• **Dataset extract**:
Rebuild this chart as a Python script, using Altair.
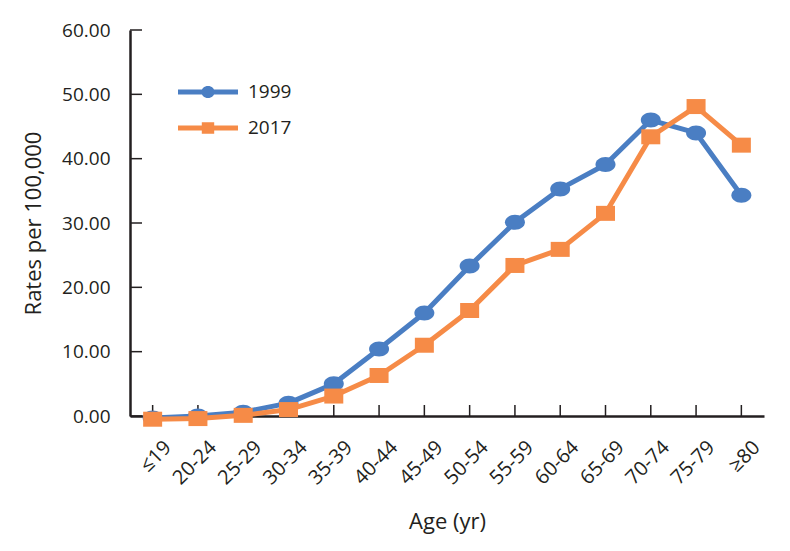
import altair as alt
import pandas as pd

ages = ["≤19", "20-24", "25-29", "30-34", "35-39", "40-44", "45-49",
        "50-54", "55-59", "60-64", "65-69", "70-74", "75-79", "≥80"]
years = ["1999", "2017"]
rates_1999 = [-0.3, 0.0, 0.6, 2.0, 5.0, 10.4, 16.0, 23.3, 30.1, 35.3, 39.1, 46.0, 44.0, 34.3]
rates_2017 = [-0.5, -0.4, 0.1, 1.0, 3.1, 6.3, 11.0, 16.4, 23.4, 25.9, 31.5, 43.4, 48.1, 42.1]
y_ticks = [0, 10, 20, 30, 40, 50, 60]

colors = ["#4A7EC3", "#F68B47"]
marker_paths = [
    "M1,0A1,0.75,0,1,1,-1,0A1,0.75,0,1,1,1,0Z",
    "M-0.95,-0.75L0.95,-0.75L0.95,0.75L-0.95,0.75Z",
]
legend_paths = [
    "M-3,-0.25L3,-0.25L3,0.25L-3,0.25Z M0.67,0A0.67,0.6,0,1,1,-0.67,0A0.67,0.6,0,1,1,0.67,0Z",
    "M-3,-0.25L3,-0.25L3,0.25L-3,0.25Z M-0.62,-0.58L0.62,-0.58L0.62,0.58L-0.62,0.58Z",
]

rows = []
for yr, vals in zip(years, [rates_1999, rates_2017]):
    for a, v in zip(ages, vals):
        rows.append({"age": a, "year": yr, "rate": v})
df = pd.DataFrame(rows)
tick_df = pd.DataFrame({"rate": y_ticks})
age_df = pd.DataFrame({"age": ages})

W, H = 634, 386
FONT = "Open Sans"
TXT = "#231F20"

xs = alt.Scale(type="point", domain=ages, padding=0.5)
ys = alt.Scale(domain=[0, 60], nice=False, zero=False)

x_axis = alt.Axis(title="Age (yr)", labelAngle=-45, labelAlign="right",
                  labelBaseline="middle", ticks=False, labelPadding=28,
                  labelOffset=15, labelFontSize=20, titleFontSize=22,
                  titlePadding=24)
y_axis = alt.Axis(title="Rates per 100,000", values=y_ticks, format=".2f",
                  ticks=False, labelPadding=20, labelFontSize=19,
                  titleFontSize=22, titlePadding=16)

layers = []
for i, yr in enumerate(years):
    base = alt.Chart(df).transform_filter(alt.datum.year == yr)
    layers.append(base.mark_line(color=colors[i], strokeWidth=5, strokeJoin="round").encode(
        x=alt.X("age:N", scale=xs, axis=x_axis),
        y=alt.Y("rate:Q", scale=ys, axis=y_axis),
    ))
    layers.append(base.mark_point(filled=True, opacity=1, color=colors[i],
                                  shape=marker_paths[i], size=400, strokeWidth=0).encode(
        x=alt.X("age:N", scale=xs, axis=x_axis),
        y=alt.Y("rate:Q", scale=ys, axis=y_axis),
    ))

legend = alt.Legend(title=None, orient="none", legendX=68, legendY=52,
                    symbolSize=400, symbolStrokeWidth=0, labelFontSize=19,
                    labelFont=FONT, labelColor=TXT, labelOffset=30,
                    rowPadding=16, padding=0)
legend_layer = alt.Chart(df).transform_filter("false").mark_point(
    filled=True, opacity=1, strokeWidth=0).encode(
    x=alt.X("age:N", scale=xs, axis=x_axis),
    y=alt.Y("rate:Q", scale=ys, axis=y_axis),
    color=alt.Color("year:N", scale=alt.Scale(domain=years, range=colors), legend=legend),
    shape=alt.Shape("year:N", scale=alt.Scale(domain=years, range=legend_paths), legend=legend),
)
layers.append(legend_layer)

ytick_layer = alt.Chart(tick_df).mark_rule(color=TXT, strokeWidth=1.5).encode(
    y=alt.Y("rate:Q", scale=ys, axis=y_axis),
    x=alt.value(0), x2=alt.value(12),
)
xtick_layer = alt.Chart(age_df).mark_rule(color=TXT, strokeWidth=1.5).encode(
    x=alt.X("age:N", scale=xs, axis=x_axis),
    y=alt.value(H - 11), y2=alt.value(H),
)

chart = alt.layer(ytick_layer, xtick_layer, *layers).properties(
    width=W, height=H,
    padding={"left": 14, "top": 13, "right": 5, "bottom": 5},
).configure_view(stroke=None).configure_axis(
    labelFont=FONT, titleFont=FONT, labelColor=TXT, titleColor=TXT,
    titleFontWeight="normal", domainColor=TXT, domainWidth=2.5, grid=False,
)

chart.save("out.html", embed_options={"renderer": "svg", "actions": False})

• **Written task**: Repeat only what lies between the start of the data and the end of the line containing "y_ticks = [0, 10, 20, 30, 40, 50, 60]", exactly, with pictures left out.

• **Task answer**:
Rebuild this chart as a Python script, using Altair.
import altair as alt
import pandas as pd

ages = ["≤19", "20-24", "25-29", "30-34", "35-39", "40-44", "45-49",
        "50-54", "55-59", "60-64", "65-69", "70-74", "75-79", "≥80"]
years = ["1999", "2017"]
rates_1999 = [-0.3, 0.0, 0.6, 2.0, 5.0, 10.4, 16.0, 23.3, 30.1, 35.3, 39.1, 46.0, 44.0, 34.3]
rates_2017 = [-0.5, -0.4, 0.1, 1.0, 3.1, 6.3, 11.0, 16.4, 23.4, 25.9, 31.5, 43.4, 48.1, 42.1]
y_ticks = [0, 10, 20, 30, 40, 50, 60]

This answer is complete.